Ad 1. The real question is, how far you want to go with Internationalization. Because i18n is not only allowing Unicode input. You need at least support local date, time and number formats, local collation (mostly related to sorting) and ensure that your application runs correctly on localized Operating Systems (unless you are developing Cloud aka hosted solution). You might want to read more on the topic here.
As far as support for Chinese character input goes, if you are going to offer software in China, you need to at least support GB18030-2000. To do just that, you need to use proper .Net Framework version - the one that supports Unicode 3.0. I believe it was supported since .Net Framework 2.0.
However, if you want to go one step further (which might be required for gaining competitive edge), you might want to support GB18030-2005. The only problem is, the full support for these characters (CJK Unified Ideographs Extension B) happened later (I am not really sure if it is Unicode 6.0 or Unicode 6.1) in the process. Therefore you might be forced to use the latest .Net Framework and still not be sure if it covers everything.
You might want to read Unicode FAQ on Han characters.

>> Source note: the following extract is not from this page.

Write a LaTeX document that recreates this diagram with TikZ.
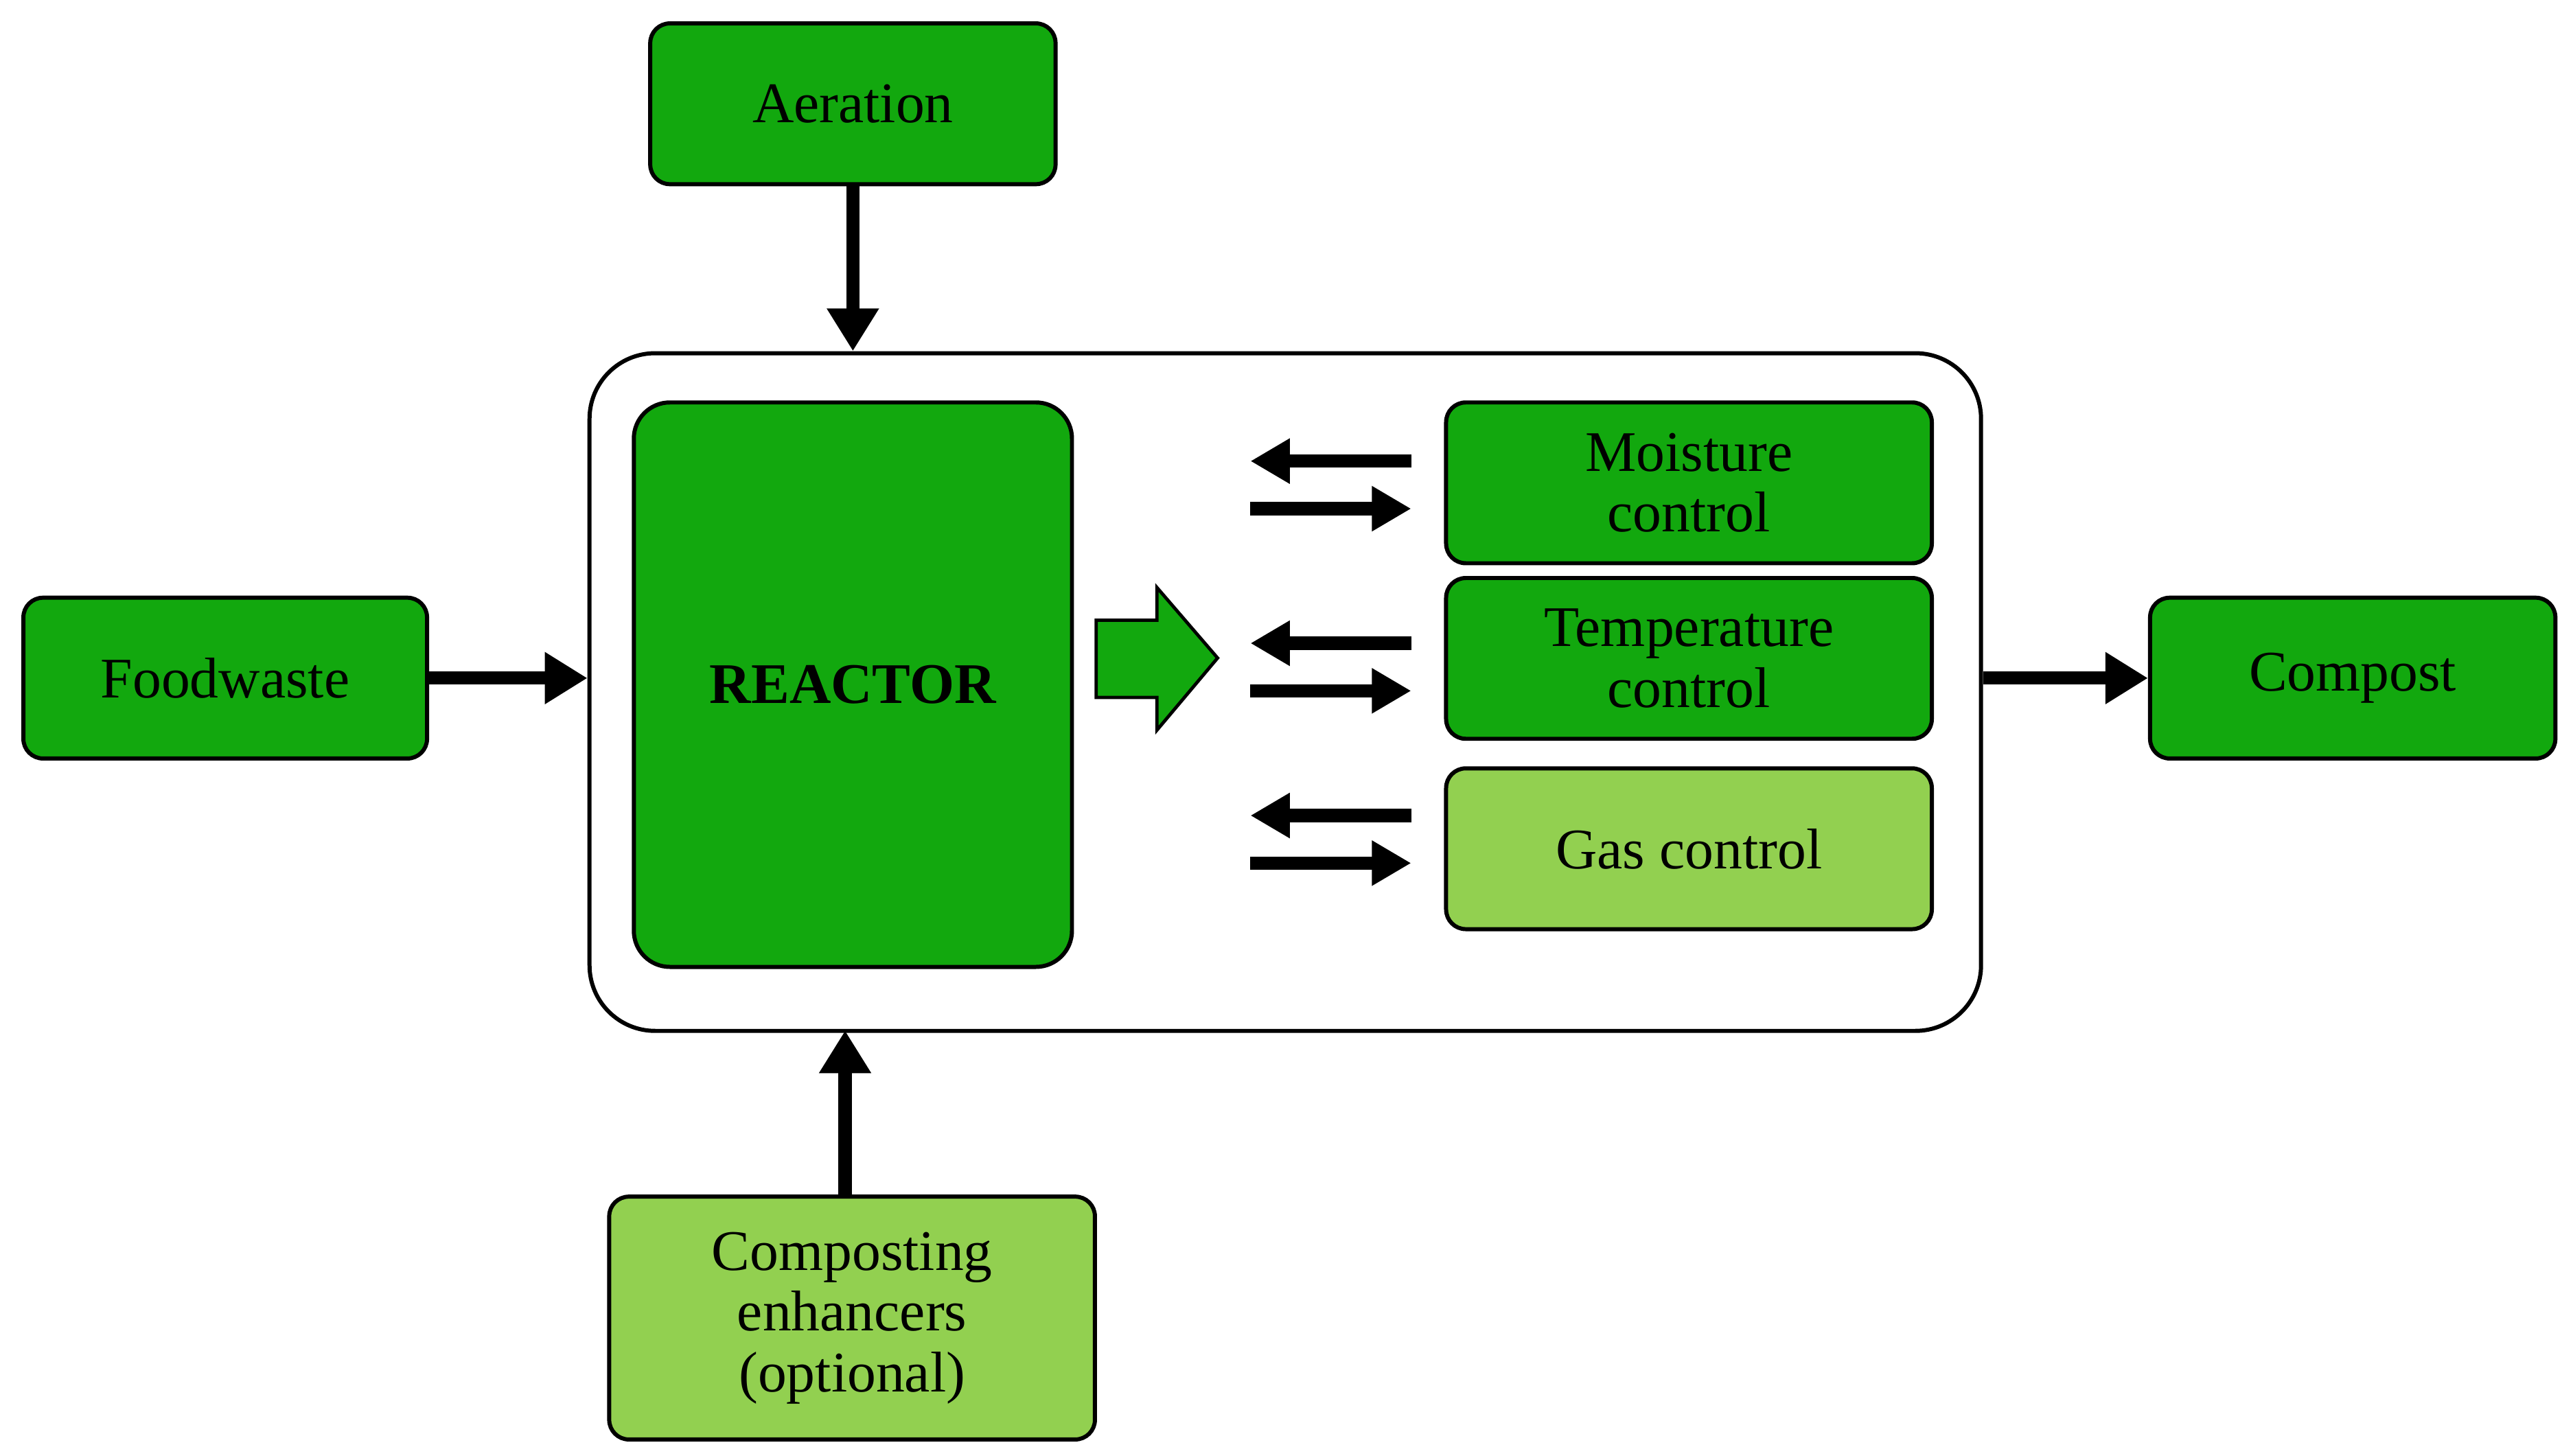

Ad 2. I strongly advice you not to use SQL Server 2005 with Chinese characters. The reason is, old SQL Server engine supports only UCS-2 rather than UTF-16. This might seems as slight difference, but that really poses the problem with 4-byte Han Ideographs. Actually, you want be able to use them in queries (i.e. LIKE or WHERE clauses) - you will receive all records. That's how it works. And to support them, you would need to set very specific Chinese collation, which will simply break support for other languages.
Basically, using SQL Server 2005 with Chinese Ideographs is a bad idea.